Written by Nick Kazden
"Hi my name is Mark Waid, I've written everything."
Comic veteran Mark Waid returned to Wondercon this year to moderate his own panel and talk about his 33 year-career in comics. The prolific writer who is still juggling Avengers, Champions and Archie just brought Black Widow to a close on Wednesday.
The man who writes everything was stumped quickly when the first question asked how he differentiates between similar characters on the page. Waid said you have to focus in on how the characters use their abilities. In Waid's eyes, Wally West is a bit more flamboyant than Barry Allen, so you just have to find ways to characterize their physical appearance when they appear together.
Anyone who follows Waid on twitter shouldn't be too surprised about this, but he confirmed that Superman is indeed his favorite character. Not only that, but he even said his 2004 story Superman: Birthright is his favorite book of his backlog. To this day, he loves when fans tell him they thought Superman was boring until they read Birthright. While Waid made a few cracks towards Zack Snyder at the DCEU, even joking that he expects to hear from DC on Monday morning about his comments, he happily answered fans who were seeking advice on writing the Man of Steel.
"The trick to writing Superman, is you don't write about the powers; you write about the man inside. What is it like to live in a world where everything is paper machete, glass and cardboard. If you sneeze, you might knock a building over. How lonely does that make you feel when you can't jump into a pickup basketball game? You can't even help friends move because if you accidentally pick up a coach with one hand you're outed."

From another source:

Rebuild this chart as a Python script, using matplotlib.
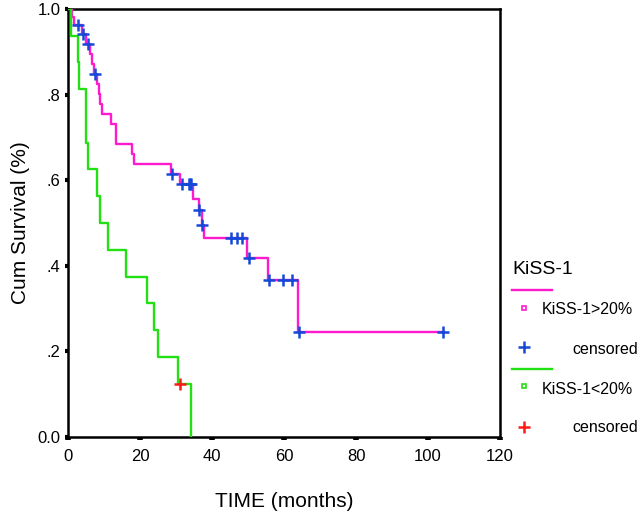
import numpy as np
import matplotlib
matplotlib.use("Agg")
import matplotlib.pyplot as plt
from matplotlib.lines import Line2D
from matplotlib.ticker import FixedLocator, FixedFormatter

plt.rcParams['font.family'] = ['Liberation Sans', 'DejaVu Sans']

# ---- data ----
# KiSS-1 > 20% : event times (months) and cumulative survival after each event
hi_times = [1.0, 1.8, 3.8, 5.0, 6.0, 6.7, 7.3, 8.0, 8.5, 9.0, 9.4, 12.0, 13.3,
            17.8, 18.3, 28.6, 31.1, 34.8, 36.4, 37.1, 37.8, 49.8, 55.5, 63.8]
hi_surv = [0.982, 0.963, 0.942, 0.919, 0.896, 0.872, 0.848, 0.825, 0.801, 0.778,
           0.754, 0.731, 0.685, 0.662, 0.638, 0.614, 0.591, 0.557, 0.531, 0.496,
           0.465, 0.419, 0.367, 0.246]
hi_censored = [2.7, 4.1, 5.6, 7.5, 28.8, 31.6, 33.6, 34.0, 34.3, 36.5, 37.3,
               45.4, 47.0, 48.2, 50.3, 55.9, 59.8, 62.3, 64.3, 104.3]

# KiSS-1 < 20%
lo_times = [0.9, 2.7, 3.1, 5.0, 5.5, 8.0, 8.9, 11.2, 16.1, 21.9, 24.0, 24.9, 30.6, 34.1]
lo_surv = [0.9375, 0.875, 0.8125, 0.6875, 0.625, 0.5625, 0.5, 0.4375, 0.375,
           0.3125, 0.25, 0.1875, 0.125, 0.0]
lo_censored = [31.1]

x_ticks = [0, 20, 40, 60, 80, 100, 120]
y_ticks = [0.0, 0.2, 0.4, 0.6, 0.8, 1.0]
y_tick_labels = ['0.0', '.2', '.4', '.6', '.8', '1.0']

legend_title = 'KiSS-1'
group_labels = ['KiSS-1>20%', 'KiSS-1<20%']
censor_label = 'censored'

c_hi = '#ff1ad0'
c_lo = '#22e012'
c_hi_cens = '#1548d8'
c_lo_cens = '#ff1a1a'


def surv_at(t, times, surv):
    idx = np.searchsorted(np.asarray(times), t, side='right') - 1
    return 1.0 if idx < 0 else surv[idx]


fig = plt.figure(figsize=(6.4, 5.17), dpi=100)
ax = fig.add_axes([68 / 640, 1 - 437 / 517, (500 - 68) / 640, (437 - 9) / 517])

# magenta curve, extended to last censored observation
hx = [0] + hi_times + [max(hi_censored)]
hy = [1.0] + hi_surv + [hi_surv[-1]]
ax.step(hx, hy, where='post', color=c_hi, lw=1.7, zorder=3)
ax.plot(hi_censored, [surv_at(t, hi_times, hi_surv) for t in hi_censored],
        ls='none', marker='+', ms=9, mew=1.8, color=c_hi_cens, zorder=4)

lx = [0] + lo_times
ly = [1.0] + lo_surv
ax.step(lx, ly, where='post', color=c_lo, lw=1.7, zorder=3)
ax.plot(lo_censored, [surv_at(t, lo_times, lo_surv) for t in lo_censored],
        ls='none', marker='+', ms=9, mew=1.8, color=c_lo_cens, zorder=4)

ax.set_xlim(0, 120)
ax.set_ylim(0, 1.0)
ax.xaxis.set_major_locator(FixedLocator(x_ticks))
ax.yaxis.set_major_locator(FixedLocator(y_ticks))
ax.yaxis.set_major_formatter(FixedFormatter(y_tick_labels))
ax.tick_params(axis='x', length=2.5, width=4, direction='out', labelsize=12, pad=6)
ax.tick_params(axis='y', length=2.5, width=3, direction='out', labelsize=12, pad=3)
for s in ax.spines.values():
    s.set_linewidth(1.8)
    s.set_color('black')

ax.set_xlabel('TIME (months)', fontsize=15, labelpad=20)
ax.set_ylabel('Cum Survival (%)', fontsize=15, labelpad=5)

# ---- legend (drawn manually like SPSS) ----
def fx(px):
    return px / 640


def fy(py):
    return 1 - py / 517

fig.text(fx(512), fy(270), legend_title, fontsize=14, va='center', ha='left')
fig.add_artist(Line2D([fx(512), fx(552)], [fy(290), fy(290)], color=c_hi, lw=1.7))
fig.add_artist(Line2D([fx(524)], [fy(308)], ls='none', marker='s', ms=3.5,
                      mfc='white', mec=c_hi, mew=1.2))
fig.text(fx(542), fy(310), group_labels[0], fontsize=11.5, va='center', ha='left')
fig.add_artist(Line2D([fx(524)], [fy(347)], ls='none', marker='+', ms=9,
                      mew=1.8, color=c_hi_cens))
fig.text(fx(572), fy(350), censor_label, fontsize=11.5, va='center', ha='left')
fig.add_artist(Line2D([fx(512), fx(552)], [fy(369), fy(369)], color=c_lo, lw=1.7))
fig.add_artist(Line2D([fx(524)], [fy(386)], ls='none', marker='s', ms=3.5,
                      mfc='white', mec=c_lo, mew=1.2))
fig.text(fx(542), fy(389), group_labels[1], fontsize=11.5, va='center', ha='left')
fig.add_artist(Line2D([fx(524)], [fy(427)], ls='none', marker='+', ms=9,
                      mew=1.8, color=c_lo_cens))
fig.text(fx(572), fy(428), censor_label, fontsize=11.5, va='center', ha='left')

fig.savefig('out.png', dpi=100)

His love for Superman is so intense that in 2009 he created Irredeemable, a character that essentially answers the question 'what would Superman be like if he was a jerk?' Waid says he hasn't had any conversations with director Adam McKay since it was announced he was hoping to adapt the series into a feature-film but he did say that conversations between the director and Boom! are still on-going and that it sounds like the producers have a solid grasp on the material without trying to change too many things.
Asked if he had a fan-cast in mind for Plutonian, Waid quickly named Jon Hamm before saying "but we'll never get him."
Waid had nothing but praise for his collaborator Chris Samnee, who just helped bring Black Widow to a close. Waid said the script for Black Widow's first issue was about two pages long after Samnee requested they do a story that feels like an extended James Bond intro. Originally Waid wanted to leave the book completely textless, but he was worried fans would think of it as a printing error instead of an artistic choice.
He was particularly excited to talk about Champions, calling it a blast to work on. He and Humberto Ramos have been trying to work together again ever since their run on Impulse together in 1995 and this was their golden opportunity. Champions, as Waid mentioned, isn't really a book about "punching super villains," instead it tries to focus on understandable social issues. But Waid is quick to point out he makes sure the team is never really able to solve the problem. He doesn't want any of the characters to come across as people on white horses coming in to solve another culture's problems; he wants them to serve as inspirational figures who push people into thinking about their surroundings differently.
While it might not be the reason people expect, Waid joked that he does have an ulterior motive behind writing Champions.
"I think I'm the only human being in the world who likes Cyclops so my goal by the end of issue 12 is to make you all love Cyclops."
He even described the finer bits of storytelling for aspiring writers. In Waid's opinion, young writers tend to overcrowd the page. Writers should aim to feature about five panels per page with about 25 words per panel on average. Otherwise, Waid says the reader will just process everything as a wall of text. Additionally, Waid spoke about the importance of characters and moments over plot. He brought his point home with an allusion to James Bond. No one remembers the plot of any of the movies, but they remember the moments that make their "blood rise" and the character interactions.
"So if I learned anything in 33 years, that's what you want in a story and the plot is just something to hang all that onto."
As for his dream project, Waid had a quick response. "Someday I will get a crack at DC's Captain Marvel, the one who says 'Shazam,' that one is in my sights."
Many thanks to Waid for even directly mentioning Bleeding Cool in the panel (albeit not on the friendliest terms). Thanks for making my first panel as a member of the press only slightly more awkward than it had to be!